# Clipping mask in LR Mobile



## Medwyn (Aug 26, 2014)

I accidentally found this feature. I haven't seen a huge amount of documentation on it so I thought I'd share. (Please ignore me as a newbie if everyone knows about this already!)

Hold the adjustment sliders with two fingers and as you slide one of them you get a view showing the clipped areas.

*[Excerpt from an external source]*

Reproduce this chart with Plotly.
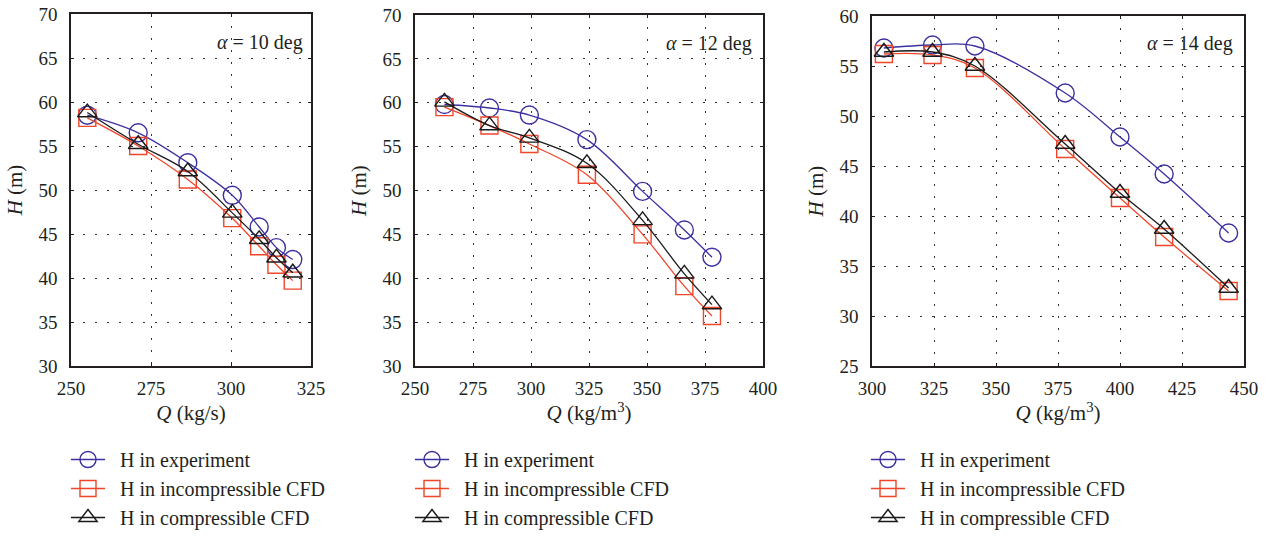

Neat!


----------



## RikkFlohr (Aug 26, 2014)

A complete list of Gesture Shortcuts can be found by tapping on the Lightroom Icon in Collections view and tapping Gesture Shortcuts>


----------



## Victoria Bampton (Aug 27, 2014)

Good trick, isn't it Medwyn!  Have you found the 3-finger hold for before/after preview too?


----------



## Medwyn (Aug 27, 2014)

Yes. Just wish there was a quick key for before/after in the desktop version too. Like the M key in Aperture to view Master.


----------



## RikkFlohr (Aug 27, 2014)

[ \ ] key


----------



## Medwyn (Aug 27, 2014)

Only goes back one step in the develop history doesn't it? Would rather it just went all the way back to original without crop or anything. Is that possible?


----------



## RikkFlohr (Aug 27, 2014)

[ \ ] Shows you Before and After not just the last step. You will see everything you have done in Develop save the Crop.


----------